题目内容
I’ve often wondered how exactly sleep, or lack of it, can have such an awful effect on our bodies and, guess what, how much we sleep switches good genes(基因) on and had genes off.
In the first half of 2013, the Sleep Research Centre at the University of Surrey found a direct link between hours spent sleeping and genes. Every cell in our bodies carries genetic instructions in our DNA that act as a kind of operating handbook. However, each cell only “reads” the part of this handbook it needs at any given moment.
Can sleep affect how a gene reads instructions? It’s a question asked by Professor Derk-Jan Dijk at the University of Surrey. He set up an experiment and asked his volunteers to spend a week sleeping around seven and a half hours to eight hours a night and the next sleeping six and a half to seven hours.
Blood samples were taken each week to compare which genes in blood cells were being used during the long and short nights. The results were rather surprising. Several hundred genes changed in the amount they were being used, including some that are linked to heart disease, cancer, and Type 2 diabetes. Genes to do with cell repair and replacement were used much less.
Sleep restriction(six and a half to seven hours a night) changed 380 genes. Of these, 220 genes were down regulated (their power was increased). Those affected included body-clock genes which are linked to diabetes(糖尿病). One of the most downgraded genes is that which has a role in controlling insulin(胰岛素) and is linked to diabetes and insomnia(失眠). The most upgraded gene is linked to heart disease.
So changing sleep by tiny amounts can upgrade or downgrade genes that can influence our health and the diseases we suffer from when we sleep too little.
The important message is that getting close to eight hours of sleep a night can make a dramatic difference to our health in just a few days through the way it looks after our genes.
1.What kind of relation is directly discussed in the passage?
A. Sleeping hours and changes of genes.
B. Sleeping hours and diseases.
C. Changes of genes and diseases.
D. Genes and health.
2.What can we learn about Professor Derk-Jan Kijk’s experiment?
A. The experiment was carried out to find the answer to how genes affect sleep.
B. The experiment took a period of more than two weeks to reach a conclusion.
C. His volunteers were divided into two groups with two different sleeping patterns.
D. Blood samples of the volunteers were checked afterwards to decide how many genes changed in sleeping.
3.Which of the following may be concluded from the passage?
A. The experiment was performed at the University of Surrey in early 2013.

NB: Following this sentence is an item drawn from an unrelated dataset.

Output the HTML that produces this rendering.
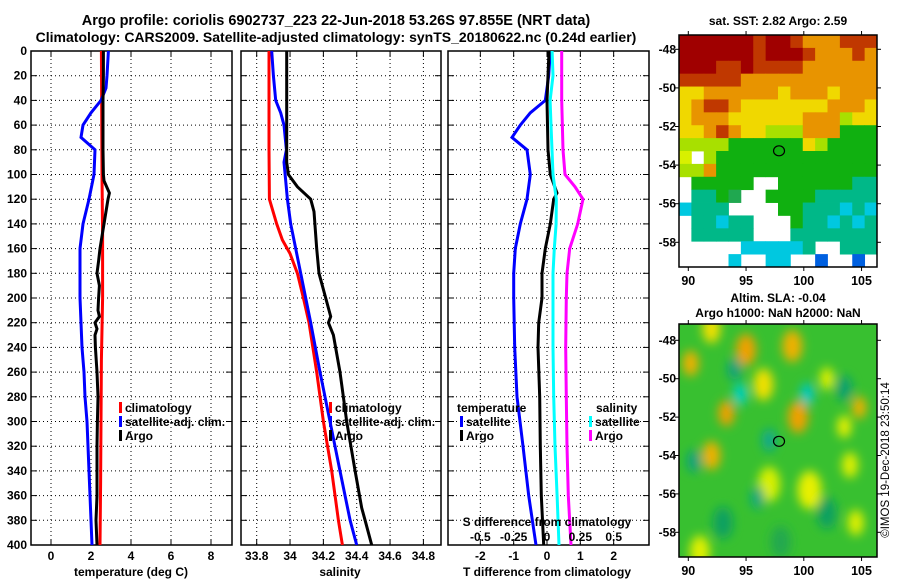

B. Body-clock genes are associated with heart disease, cancer and Type 2 diabetes.
C. Sleep restrictions may contribute to disease like diabetes, insomnia, and heart disease.
D. 7.5-8 hours’ sleep pattern makes little difference compared with 6.5-7 hours’ sleep pattern.
4.Which of the following can be inferred from the findings of the sleep research?
A. When there is a sleep restriction, genes to do with cell repair and replacement function less.
B. In a sleep, several hundred genes change in the amount. The more changes, the worse results.
C. When genes are up regulated, they do good to health; when genes are down regulated , they do harm to health.
D. Eight hours of sleep a day can be beneficial to our health in that it looks after our genes.